Audrey Lawson, William Lawson’s wife, foresaw the erosion of some of that personal connection within the black community during a 1996 interview with the University of Houston: “Those blacks who have, quote, made it financially or economically are no longer a part of the inner city or of the community. And so the kids that are growing up over in Third Ward don’t really have a lot of people to look up to … The black church is the only real institution that the black community has, that it owns, that it can control … That is where our power is, and it always has been … The church was the only place that you could corral people, or you had enough people to actually get the grapevine moving.”
Still, Michael Adams, a professor at Texas Southern University, a historically black university blocks from Wheeler Baptist, says that, even as the number of black residents has declined, “African Americans have been able to coalesce.” Black voters have played pivotal roles in electing black officials to office, notably Sylvester Turner, the current Houston mayor.

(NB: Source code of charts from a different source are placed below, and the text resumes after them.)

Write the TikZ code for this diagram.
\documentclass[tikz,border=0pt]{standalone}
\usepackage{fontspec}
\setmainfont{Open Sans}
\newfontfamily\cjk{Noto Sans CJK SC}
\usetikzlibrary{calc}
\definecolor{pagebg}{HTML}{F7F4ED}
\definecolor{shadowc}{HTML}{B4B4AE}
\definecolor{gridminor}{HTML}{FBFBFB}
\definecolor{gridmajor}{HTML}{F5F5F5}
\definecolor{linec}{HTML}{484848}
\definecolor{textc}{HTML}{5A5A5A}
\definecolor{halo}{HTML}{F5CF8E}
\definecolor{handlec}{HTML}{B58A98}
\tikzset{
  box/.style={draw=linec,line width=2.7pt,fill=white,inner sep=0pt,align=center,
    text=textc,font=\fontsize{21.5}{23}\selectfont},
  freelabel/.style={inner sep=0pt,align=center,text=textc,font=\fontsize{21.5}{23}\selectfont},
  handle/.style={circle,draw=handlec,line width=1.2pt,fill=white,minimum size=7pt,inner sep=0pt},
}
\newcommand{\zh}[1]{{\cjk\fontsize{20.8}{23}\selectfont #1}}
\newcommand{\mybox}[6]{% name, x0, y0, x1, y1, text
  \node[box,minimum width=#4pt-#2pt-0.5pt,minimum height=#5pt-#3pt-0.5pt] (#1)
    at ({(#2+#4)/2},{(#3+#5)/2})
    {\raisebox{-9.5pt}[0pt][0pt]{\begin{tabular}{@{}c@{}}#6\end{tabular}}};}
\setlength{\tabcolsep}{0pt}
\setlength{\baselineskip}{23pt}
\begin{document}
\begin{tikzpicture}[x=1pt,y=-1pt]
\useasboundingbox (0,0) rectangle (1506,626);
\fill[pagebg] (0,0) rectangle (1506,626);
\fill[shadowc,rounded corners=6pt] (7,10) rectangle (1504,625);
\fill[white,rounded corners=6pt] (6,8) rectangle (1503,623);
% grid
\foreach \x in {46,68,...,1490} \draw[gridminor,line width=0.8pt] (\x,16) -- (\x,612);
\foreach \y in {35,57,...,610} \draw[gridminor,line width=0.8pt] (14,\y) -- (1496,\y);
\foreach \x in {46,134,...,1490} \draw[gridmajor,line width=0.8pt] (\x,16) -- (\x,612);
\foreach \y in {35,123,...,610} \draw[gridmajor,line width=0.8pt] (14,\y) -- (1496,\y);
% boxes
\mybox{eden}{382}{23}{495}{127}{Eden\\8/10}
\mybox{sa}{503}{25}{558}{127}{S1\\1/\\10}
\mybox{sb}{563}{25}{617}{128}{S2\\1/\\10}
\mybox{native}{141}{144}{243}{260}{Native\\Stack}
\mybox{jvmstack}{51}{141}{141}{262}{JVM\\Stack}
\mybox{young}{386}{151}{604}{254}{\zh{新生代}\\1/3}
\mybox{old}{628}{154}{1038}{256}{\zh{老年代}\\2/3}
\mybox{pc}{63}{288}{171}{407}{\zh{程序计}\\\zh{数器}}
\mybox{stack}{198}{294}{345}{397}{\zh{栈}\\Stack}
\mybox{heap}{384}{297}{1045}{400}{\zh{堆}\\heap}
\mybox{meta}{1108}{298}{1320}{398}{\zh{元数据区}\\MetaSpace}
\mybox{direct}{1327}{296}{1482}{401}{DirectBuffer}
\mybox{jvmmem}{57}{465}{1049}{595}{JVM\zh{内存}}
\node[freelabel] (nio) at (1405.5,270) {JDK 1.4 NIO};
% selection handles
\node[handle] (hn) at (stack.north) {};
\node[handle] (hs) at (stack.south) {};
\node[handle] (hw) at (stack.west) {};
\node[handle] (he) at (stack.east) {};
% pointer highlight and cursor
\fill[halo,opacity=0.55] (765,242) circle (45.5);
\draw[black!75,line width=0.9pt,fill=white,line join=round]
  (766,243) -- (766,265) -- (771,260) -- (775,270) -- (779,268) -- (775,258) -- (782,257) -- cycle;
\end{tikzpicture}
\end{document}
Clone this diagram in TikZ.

The role black voters will play in 2016 is obviously still to be decided, as is the precise role of the church. But nationally, around 65 percent of eligible black voters cast ballots in 2008 and 2012, a rate on par with white voter turnout, and higher than both Asian and Latino voter turnout. And while the percentage of people in this country who say they are religiously unaffiliated is growing, blacks are more likely than whites to have a religious affiliation. Among Democrats and Democratic-leaning adults, 12 percent identify as historically black Protestant, according to the Pew Research Center. The vast majority, 85 percent, of religiously affiliated historically black Protestant churchgoers say religion is very important, and more than half attend services weekly. All of this means that the role of the church during election season stands to be significant if church leaders make political participation a priority. Some studies even suggest a positive correlation between church attendance and the likelihood of voting. According to Pew, 62 percent of black Protestants say Clinton would make a good president (compared with 36 percent who say the same about Bernie Sanders), and polls of black voters more generally also put Clinton ahead.
“The black church remains enormously important,” Klineberg, the demographer, said. He will be watching closely to see how Clinton handles things in the coming days. If, as is largely expected, she ultimately picks up enough delegates to secure the nomination, how will she pivot toward the political center, as most candidates do in the face of a general election, without alienating those who helped her win the Democratic primary? And will black voters mobilize in her favor come November?